REQUIRED WORK ::
In the lines below, output everything from the first line through the line containing "import pandas as pd" exactly as it is. Pictures are not part of the output.

DATA TO PROCESS ::

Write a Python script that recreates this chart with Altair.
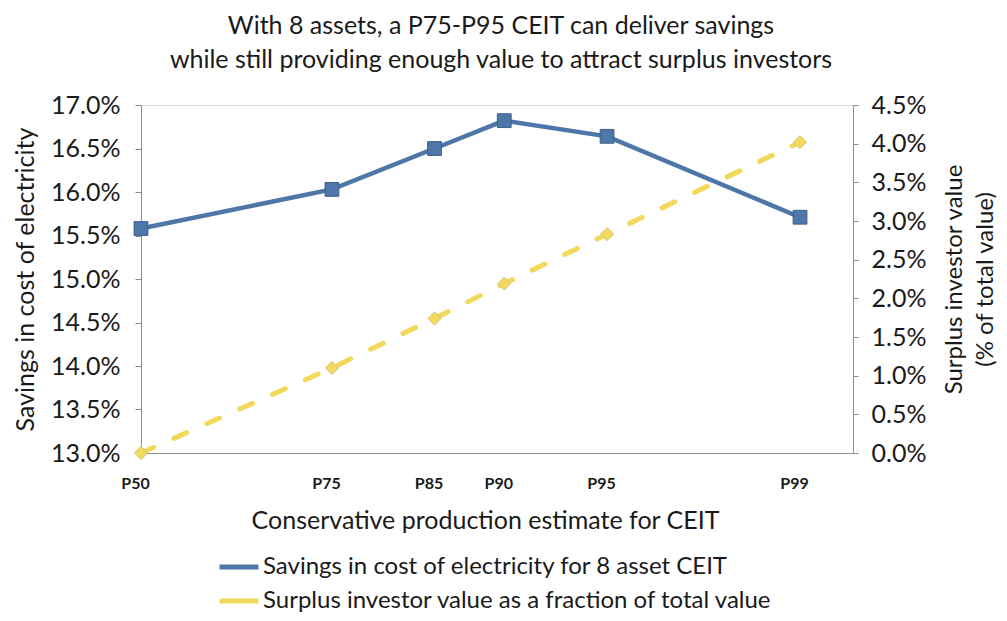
import altair as alt
import pandas as pd

# ---- data ----
pct_labels = ["P50", "P75", "P85", "P90", "P95", "P99"]
# horizontal position of each estimate (normal-quantile spacing)
z_pos = [0.0, 0.674, 1.036, 1.282, 1.645, 2.326]
savings = [0.1558, 0.1603, 0.1650, 0.1682, 0.1664, 0.1571]
surplus = [0.0000, 0.0110, 0.0174, 0.0219, 0.0283, 0.0402]

series_names = [
    "Savings in cost of electricity for 8 asset CEIT",
    "Surplus investor value as a fraction of total value",
]
series_colors = ["#4E76A8", "#F2D95C"]

left_ticks = [0.13, 0.135, 0.14, 0.145, 0.15, 0.155, 0.16, 0.165, 0.17]
right_ticks = [0.0, 0.005, 0.01, 0.015, 0.02, 0.025, 0.03, 0.035, 0.04, 0.045]

title_lines = [
    "With 8 assets, a P75-P95 CEIT can deliver savings",
    "while still providing enough value to attract surplus investors",
]

# ---- tables ----
df_s = pd.DataFrame({"z": z_pos, "label": pct_labels, "value": savings, "series": series_names[0]})
df_p = pd.DataFrame({"z": z_pos, "label": pct_labels, "value": surplus, "series": series_names[1]})

FONT = "Lato"
TXT = "#1a1a1a"
AX = "#8c8c8c"

label_expr = " : ".join(
    f"abs(datum.value - {z}) < 0.001 ? '{l}'" for z, l in zip(z_pos, pct_labels)
) + " : ''"

x_enc = alt.X(
    "z:Q",
    scale=alt.Scale(domain=[0, 2.513], nice=False, zero=False),
    axis=alt.Axis(
        values=z_pos,
        labelExpr=label_expr,
        title="Conservative production estimate for CEIT",
        grid=False,
        ticks=False,
        domainColor=AX,
        labelFont=FONT,
        labelFontWeight="bold",
        labelFontSize=16,
        labelColor=TXT,
        labelPadding=22,
        labelOffset=-6,
        labelFlush=False,
        labelOverlap=False,
        titleFont=FONT,
        titleFontSize=25,
        titleFontWeight="normal",
        titleColor=TXT,
        titlePadding=17,
        titleX=344,
    ),
)

color_enc = alt.Color(
    "series:N",
    scale=alt.Scale(domain=series_names, range=series_colors),
    legend=alt.Legend(
        title=None,
        orient="none",
        legendX=76,
        legendY=440,
        direction="vertical",
        symbolType="stroke",
        symbolSize=1521,
        symbolStrokeWidth=5,
        labelFont=FONT,
        labelFontSize=24,
        labelColor=TXT,
        labelOffset=2,
        labelLimit=0,
        rowPadding=-3,
    ),
)

y_left = alt.Y(
    "value:Q",
    scale=alt.Scale(domain=[0.13, 0.17], nice=False, zero=False),
    axis=alt.Axis(
        values=left_ticks,
        format=".1%",
        title="Savings in cost of electricity",
        grid=False,
        domainColor=AX,
        tickColor=AX,
        tickSize=6,
        labelFont=FONT,
        labelFontSize=25,
        labelColor=TXT,
        labelPadding=15,
        titleFont=FONT,
        titleFontSize=25,
        titleFontWeight="normal",
        titleColor=TXT,
        titlePadding=12,
    ),
)

y_right = alt.Y(
    "value:Q",
    scale=alt.Scale(domain=[0.0, 0.045], nice=False, zero=False),
    axis=alt.Axis(
        orient="right",
        values=right_ticks,
        format=".1%",
        title=["Surplus investor value", "(% of total value)"],
        titleAngle=-90,
        grid=False,
        domainColor=AX,
        tickColor=AX,
        tickSize=5,
        labelFont=FONT,
        labelFontSize=25,
        labelColor=TXT,
        labelPadding=13,
        titleFont=FONT,
        titleFontSize=24,
        titleFontWeight="normal",
        titleColor=TXT,
        titleLineHeight=31,
        titlePadding=10,
    ),
)

left_line = alt.Chart(df_s).mark_line(strokeWidth=4.5).encode(x=x_enc, y=y_left, color=color_enc)
left_pts = alt.Chart(df_s).mark_point(
    shape="square", filled=True, size=190, opacity=1, stroke="#3d5f8a", strokeWidth=1
).encode(x=x_enc, y=y_left, color=color_enc)

right_line = alt.Chart(df_p).mark_line(
    strokeWidth=5, strokeDash=[14, 22], strokeCap="round"
).encode(x=x_enc, y=y_right, color=color_enc)
right_pts = alt.Chart(df_p).mark_point(
    shape="diamond", filled=True, size=180, opacity=1, stroke="#c9c09a", strokeWidth=0.8
).encode(x=x_enc, y=y_right, color=color_enc)

left = alt.layer(left_line, left_pts)
right = alt.layer(right_line, right_pts)

chart = (
    alt.layer(left, right)
    .resolve_scale(y="independent")
    .properties(
        width=712,
        height=348,
        padding={"left": 133, "top": 97, "right": 146, "bottom": 160},
        autosize=alt.AutoSizeParams(type="none"),
        title=alt.TitleParams(
            title_lines,
            font=FONT,
            fontSize=25,
            fontWeight="normal",
            color=TXT,
            lineHeight=34,
            anchor="middle",
            offset=20,
            dx=4,
        ),
    )
    .configure_view(stroke=None)
    .configure(background="white")
)

chart.save("out.html", embed_options={"renderer": "svg", "actions": False})
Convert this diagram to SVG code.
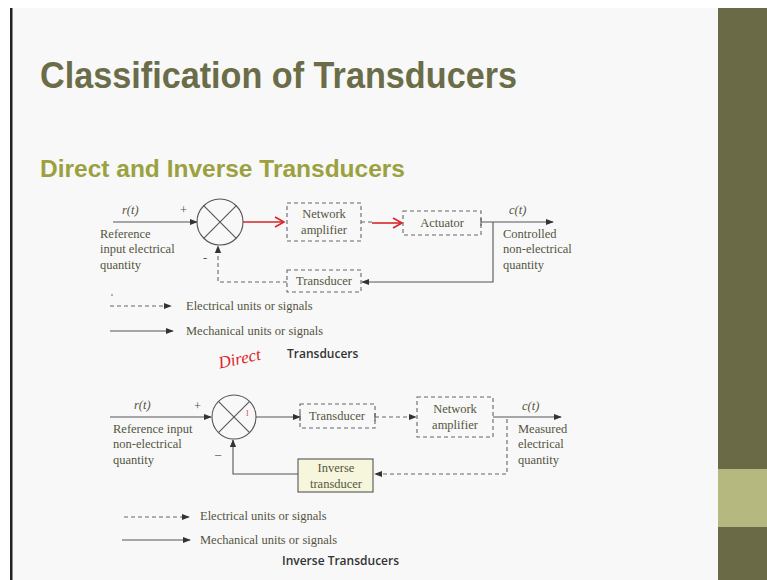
<svg xmlns="http://www.w3.org/2000/svg" width="767" height="580" viewBox="0 0 767 580">
<defs>
<style>
.t{font-family:"Liberation Serif",serif;font-size:12.5px;fill:#55553f}
.ti{font-family:"Liberation Serif",serif;font-size:12.5px;font-style:italic;fill:#55553f}
.c{text-anchor:middle}
.ln{stroke:#555;stroke-width:1.1;fill:none}
.ds{stroke:#666;stroke-width:1.1;fill:none;stroke-dasharray:4 3}
.bx{stroke:#666;stroke-width:1.1;fill:none;stroke-dasharray:4 3}
.red{stroke:#d8262a;stroke-width:1.6;fill:none}
.lbl{font-family:"Open Sans","Liberation Sans",sans-serif;font-size:12px;font-weight:600;fill:#333}
</style>
<marker id="ah" viewBox="0 0 10 10" refX="9" refY="5" markerWidth="8" markerHeight="8" markerUnits="userSpaceOnUse" orient="auto">
<path d="M0,1 L10,5 L0,9 Z" fill="#333"/>
</marker>
<marker id="rh" viewBox="0 0 12 12" refX="10" refY="6" markerWidth="12" markerHeight="12" markerUnits="userSpaceOnUse" orient="auto">
<path d="M1,1 L10,6 L1,11" fill="none" stroke="#d8262a" stroke-width="1.6"/>
</marker>
</defs>
<rect x="0" y="0" width="767" height="580" fill="#ffffff"/>
<rect x="12" y="8" width="706" height="572" fill="#f8f8f8"/>
<rect x="10" y="8" width="2.5" height="572" fill="#222"/>
<rect x="718" y="8" width="49" height="572" fill="#6a6a46"/>
<rect x="718" y="469" width="49" height="58" fill="#b5b97f"/>
<text x="40" y="88" font-family="Liberation Sans,sans-serif" font-weight="bold" font-size="37" fill="#6b6c48" textLength="477" lengthAdjust="spacingAndGlyphs">Classification of Transducers</text>
<text x="40" y="177" font-family="Liberation Sans,sans-serif" font-weight="bold" font-size="24" fill="#9ba13f" textLength="365" lengthAdjust="spacingAndGlyphs">Direct and Inverse Transducers</text>

<g id="connectors">
<!-- direct -->
<line class="ln" x1="113" y1="222" x2="197" y2="222" marker-end="url(#ah)"/>
<line class="red" x1="243" y1="222" x2="284" y2="222" marker-end="url(#rh)"/>
<line class="ds" x1="361" y1="222" x2="372" y2="222"/>
<line class="red" x1="372" y1="223" x2="402" y2="223" marker-end="url(#rh)"/>
<line class="ln" x1="481" y1="222" x2="553" y2="222" marker-end="url(#ah)"/>
<line class="ln" x1="481" y1="218" x2="481" y2="226"/>
<polyline class="ln" points="493,222 493,282 362,282" marker-end="url(#ah)"/>
<polyline class="ds" points="287,282 218,282 218,246" marker-end="url(#ah)"/>
<!-- inverse -->
<line class="ln" x1="110" y1="417" x2="211" y2="417" marker-end="url(#ah)"/>
<line class="ln" x1="256" y1="417" x2="300" y2="417" marker-end="url(#ah)"/>
<line class="ln" x1="300" y1="413" x2="300" y2="421"/>
<line class="ds" x1="375" y1="417" x2="416" y2="417" marker-end="url(#ah)"/>
<line class="ln" x1="375" y1="413" x2="375" y2="421"/>
<line class="ln" x1="493" y1="417" x2="561" y2="417" marker-end="url(#ah)"/>
<polyline class="ds" points="507,419 507,474 375,474" marker-end="url(#ah)"/>
<polyline class="ln" points="298,474 233,474 233,440" marker-end="url(#ah)"/>
<!-- legends -->
<line class="ds" x1="110" y1="306" x2="171" y2="306" marker-end="url(#ah)"/>
<line class="ln" x1="110" y1="331" x2="173" y2="331" marker-end="url(#ah)"/>
<line class="ds" x1="124" y1="517" x2="189" y2="517" marker-end="url(#ah)"/>
<line class="ln" x1="122" y1="540" x2="190" y2="540" marker-end="url(#ah)"/>
</g>

<g id="sum1">
<circle cx="220" cy="222" r="23" class="ln" fill="none"/>
<line class="ln" x1="203.7" y1="205.7" x2="236.3" y2="238.3"/>
<line class="ln" x1="236.3" y1="205.7" x2="203.7" y2="238.3"/>
</g>
<g id="netamp1">
<rect class="bx" x="287" y="203" width="74" height="38"/>
<text class="t c" x="324" y="218">Network</text>
<text class="t c" x="324" y="234">amplifier</text>
</g>
<g id="actuator">
<rect class="bx" x="403" y="211" width="78" height="24"/>
<text class="t c" x="442" y="227">Actuator</text>
</g>
<g id="transducer1">
<rect class="bx" x="287" y="270" width="74" height="22"/>
<text class="t c" x="324" y="285">Transducer</text>
</g>
<g id="labels1">
<text class="ti" x="122" y="214">r(t)</text>
<text class="t" x="180" y="214">+</text>
<text class="t" x="203" y="262">-</text>
<text class="t" x="100" y="238">Reference</text>
<text class="t" x="100" y="253">input electrical</text>
<text class="t" x="100" y="269">quantity</text>
<text class="ti" x="509" y="214">c(t)</text>
<text class="t" x="503" y="238">Controlled</text>
<text class="t" x="503" y="253">non-electrical</text>
<text class="t" x="503" y="269">quantity</text>
<text class="t" x="186" y="310">Electrical units or signals</text>
<text class="t" x="186" y="335">Mechanical units or signals</text>
<circle cx="112" cy="295" r="0.8" fill="#d8262a"/>
<text x="218" y="364" font-family="Liberation Serif,serif" font-style="italic" font-size="17" fill="#d8262a" transform="rotate(-12 240 358)">Direct</text>
<text class="lbl" x="287" y="358">Transducers</text>
</g>

<g id="sum2">
<circle cx="234" cy="417" r="22" class="ln" fill="none"/>
<line class="ln" x1="218.4" y1="401.4" x2="249.6" y2="432.6"/>
<line class="ln" x1="249.6" y1="401.4" x2="218.4" y2="432.6"/>
<text x="246" y="416" font-family="Liberation Serif,serif" font-size="8" fill="#e05050">I</text>
</g>
<g id="transducer2">
<rect class="bx" x="300" y="404" width="75" height="24"/>
<text class="t c" x="337" y="420">Transducer</text>
</g>
<g id="netamp2">
<rect class="bx" x="417" y="397" width="76" height="40"/>
<text class="t c" x="455" y="413">Network</text>
<text class="t c" x="455" y="429">amplifier</text>
</g>
<g id="invtransducer">
<rect x="298" y="459" width="75" height="33" fill="#f6f6dc" stroke="#555" stroke-width="1.1"/>
<text class="t c" x="336" y="472">Inverse</text>
<text class="t c" x="336" y="488">transducer</text>
</g>
<g id="labels2">
<text class="ti" x="134" y="409">r(t)</text>
<text class="t" x="194" y="410">+</text>
<text class="t" x="215" y="458">–</text>
<text class="t" x="113" y="433">Reference input</text>
<text class="t" x="113" y="448">non-electrical</text>
<text class="t" x="113" y="464">quantity</text>
<text class="ti" x="522" y="410">c(t)</text>
<text class="t" x="518" y="433">Measured</text>
<text class="t" x="518" y="448">electrical</text>
<text class="t" x="518" y="464">quantity</text>
<text class="t" x="200" y="520">Electrical units or signals</text>
<text class="t" x="200" y="544">Mechanical units or signals</text>
<text class="lbl" x="282" y="565">Inverse Transducers</text>
</g>
</svg>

REPLY TO THE EXERCISE ::
Write a Python script that recreates this chart with Altair.
import altair as alt
import pandas as pd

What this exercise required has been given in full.